## GOAL
Return the material word for word. Do not include pictures.

## STORED DATA
***
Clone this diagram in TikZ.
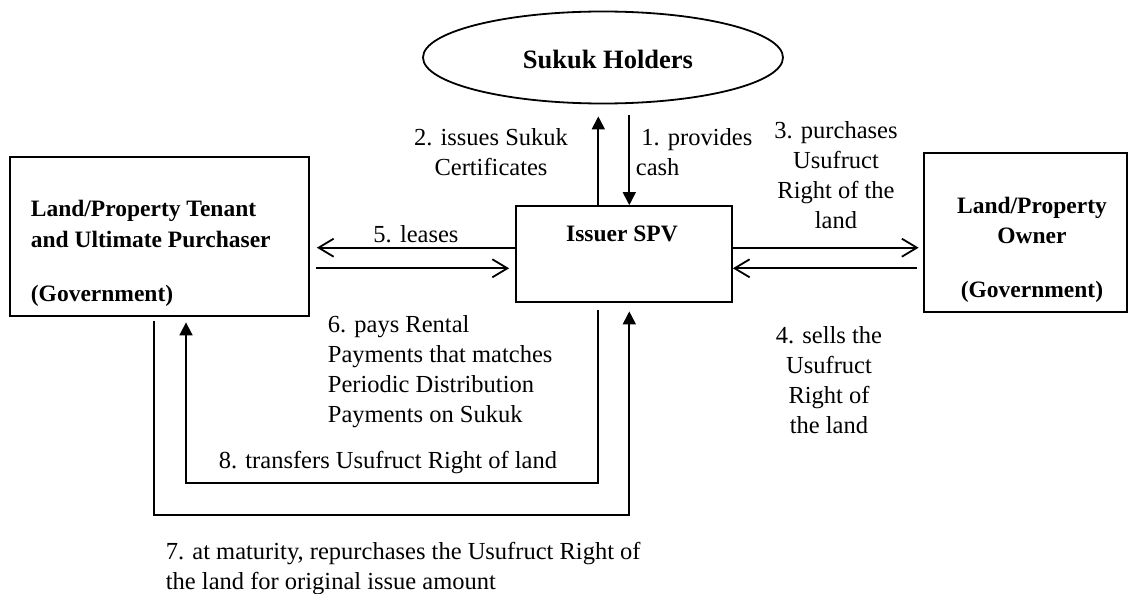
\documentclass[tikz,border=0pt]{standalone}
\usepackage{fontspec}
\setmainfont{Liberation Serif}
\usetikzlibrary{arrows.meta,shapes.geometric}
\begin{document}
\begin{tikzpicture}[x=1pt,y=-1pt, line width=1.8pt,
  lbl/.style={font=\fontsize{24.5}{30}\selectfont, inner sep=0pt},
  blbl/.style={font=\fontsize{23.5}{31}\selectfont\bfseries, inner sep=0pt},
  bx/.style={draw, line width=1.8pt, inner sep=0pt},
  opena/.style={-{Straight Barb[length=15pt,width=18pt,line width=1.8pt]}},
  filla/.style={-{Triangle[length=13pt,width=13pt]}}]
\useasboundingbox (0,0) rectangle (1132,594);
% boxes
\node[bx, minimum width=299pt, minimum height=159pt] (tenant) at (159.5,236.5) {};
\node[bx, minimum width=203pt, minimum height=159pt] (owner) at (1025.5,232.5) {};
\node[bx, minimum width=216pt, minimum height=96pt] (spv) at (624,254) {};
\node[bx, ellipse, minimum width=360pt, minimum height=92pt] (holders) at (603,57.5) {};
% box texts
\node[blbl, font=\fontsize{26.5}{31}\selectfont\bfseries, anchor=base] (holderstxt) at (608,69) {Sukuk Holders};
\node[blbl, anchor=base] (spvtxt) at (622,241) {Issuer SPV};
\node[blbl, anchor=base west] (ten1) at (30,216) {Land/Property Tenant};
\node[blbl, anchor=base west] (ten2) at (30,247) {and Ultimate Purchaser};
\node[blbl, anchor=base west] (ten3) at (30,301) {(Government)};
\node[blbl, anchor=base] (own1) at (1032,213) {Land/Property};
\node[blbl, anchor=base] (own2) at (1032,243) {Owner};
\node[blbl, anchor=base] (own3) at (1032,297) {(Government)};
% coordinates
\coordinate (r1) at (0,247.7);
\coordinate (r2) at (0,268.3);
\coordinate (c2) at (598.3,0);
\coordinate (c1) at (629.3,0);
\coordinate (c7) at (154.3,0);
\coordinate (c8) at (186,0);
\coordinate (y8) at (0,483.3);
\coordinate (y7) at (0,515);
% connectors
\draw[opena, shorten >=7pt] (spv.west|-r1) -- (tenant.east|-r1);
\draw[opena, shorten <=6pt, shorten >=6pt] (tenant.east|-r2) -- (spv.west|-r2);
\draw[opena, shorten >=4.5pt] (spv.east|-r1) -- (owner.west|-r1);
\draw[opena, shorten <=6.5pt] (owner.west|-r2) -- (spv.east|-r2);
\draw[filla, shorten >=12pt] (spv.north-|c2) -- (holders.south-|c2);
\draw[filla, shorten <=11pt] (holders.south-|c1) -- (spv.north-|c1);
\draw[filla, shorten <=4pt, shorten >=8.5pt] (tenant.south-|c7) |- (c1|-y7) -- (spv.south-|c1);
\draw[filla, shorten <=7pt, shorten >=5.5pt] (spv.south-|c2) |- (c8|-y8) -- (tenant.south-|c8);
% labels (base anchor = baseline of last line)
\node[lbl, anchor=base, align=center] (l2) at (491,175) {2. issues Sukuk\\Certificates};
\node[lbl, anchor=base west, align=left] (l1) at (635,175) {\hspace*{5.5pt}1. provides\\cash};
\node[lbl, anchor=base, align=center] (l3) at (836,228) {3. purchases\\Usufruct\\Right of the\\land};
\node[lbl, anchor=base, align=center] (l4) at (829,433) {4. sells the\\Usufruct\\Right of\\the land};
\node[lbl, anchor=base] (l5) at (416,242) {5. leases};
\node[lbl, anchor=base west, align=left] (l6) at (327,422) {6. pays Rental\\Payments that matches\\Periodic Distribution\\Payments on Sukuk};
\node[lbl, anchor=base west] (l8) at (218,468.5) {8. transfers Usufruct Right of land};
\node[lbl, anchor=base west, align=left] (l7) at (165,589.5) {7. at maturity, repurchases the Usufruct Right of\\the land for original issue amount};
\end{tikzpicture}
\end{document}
***
## REPLY TO THE TASK
Clone this diagram in TikZ.
\documentclass[tikz,border=0pt]{standalone}
\usepackage{fontspec}
\setmainfont{Liberation Serif}
\usetikzlibrary{arrows.meta,shapes.geometric}
\begin{document}
\begin{tikzpicture}[x=1pt,y=-1pt, line width=1.8pt,
  lbl/.style={font=\fontsize{24.5}{30}\selectfont, inner sep=0pt},
  blbl/.style={font=\fontsize{23.5}{31}\selectfont\bfseries, inner sep=0pt},
  bx/.style={draw, line width=1.8pt, inner sep=0pt},
  opena/.style={-{Straight Barb[length=15pt,width=18pt,line width=1.8pt]}},
  filla/.style={-{Triangle[length=13pt,width=13pt]}}]
\useasboundingbox (0,0) rectangle (1132,594);
% boxes
\node[bx, minimum width=299pt, minimum height=159pt] (tenant) at (159.5,236.5) {};
\node[bx, minimum width=203pt, minimum height=159pt] (owner) at (1025.5,232.5) {};
\node[bx, minimum width=216pt, minimum height=96pt] (spv) at (624,254) {};
\node[bx, ellipse, minimum width=360pt, minimum height=92pt] (holders) at (603,57.5) {};
% box texts
\node[blbl, font=\fontsize{26.5}{31}\selectfont\bfseries, anchor=base] (holderstxt) at (608,69) {Sukuk Holders};
\node[blbl, anchor=base] (spvtxt) at (622,241) {Issuer SPV};
\node[blbl, anchor=base west] (ten1) at (30,216) {Land/Property Tenant};
\node[blbl, anchor=base west] (ten2) at (30,247) {and Ultimate Purchaser};
\node[blbl, anchor=base west] (ten3) at (30,301) {(Government)};
\node[blbl, anchor=base] (own1) at (1032,213) {Land/Property};
\node[blbl, anchor=base] (own2) at (1032,243) {Owner};
\node[blbl, anchor=base] (own3) at (1032,297) {(Government)};
% coordinates
\coordinate (r1) at (0,247.7);
\coordinate (r2) at (0,268.3);
\coordinate (c2) at (598.3,0);
\coordinate (c1) at (629.3,0);
\coordinate (c7) at (154.3,0);
\coordinate (c8) at (186,0);
\coordinate (y8) at (0,483.3);
\coordinate (y7) at (0,515);
% connectors
\draw[opena, shorten >=7pt] (spv.west|-r1) -- (tenant.east|-r1);
\draw[opena, shorten <=6pt, shorten >=6pt] (tenant.east|-r2) -- (spv.west|-r2);
\draw[opena, shorten >=4.5pt] (spv.east|-r1) -- (owner.west|-r1);
\draw[opena, shorten <=6.5pt] (owner.west|-r2) -- (spv.east|-r2);
\draw[filla, shorten >=12pt] (spv.north-|c2) -- (holders.south-|c2);
\draw[filla, shorten <=11pt] (holders.south-|c1) -- (spv.north-|c1);
\draw[filla, shorten <=4pt, shorten >=8.5pt] (tenant.south-|c7) |- (c1|-y7) -- (spv.south-|c1);
\draw[filla, shorten <=7pt, shorten >=5.5pt] (spv.south-|c2) |- (c8|-y8) -- (tenant.south-|c8);
% labels (base anchor = baseline of last line)
\node[lbl, anchor=base, align=center] (l2) at (491,175) {2. issues Sukuk\\Certificates};
\node[lbl, anchor=base west, align=left] (l1) at (635,175) {\hspace*{5.5pt}1. provides\\cash};
\node[lbl, anchor=base, align=center] (l3) at (836,228) {3. purchases\\Usufruct\\Right of the\\land};
\node[lbl, anchor=base, align=center] (l4) at (829,433) {4. sells the\\Usufruct\\Right of\\the land};
\node[lbl, anchor=base] (l5) at (416,242) {5. leases};
\node[lbl, anchor=base west, align=left] (l6) at (327,422) {6. pays Rental\\Payments that matches\\Periodic Distribution\\Payments on Sukuk};
\node[lbl, anchor=base west] (l8) at (218,468.5) {8. transfers Usufruct Right of land};
\node[lbl, anchor=base west, align=left] (l7) at (165,589.5) {7. at maturity, repurchases the Usufruct Right of\\the land for original issue amount};
\end{tikzpicture}
\end{document}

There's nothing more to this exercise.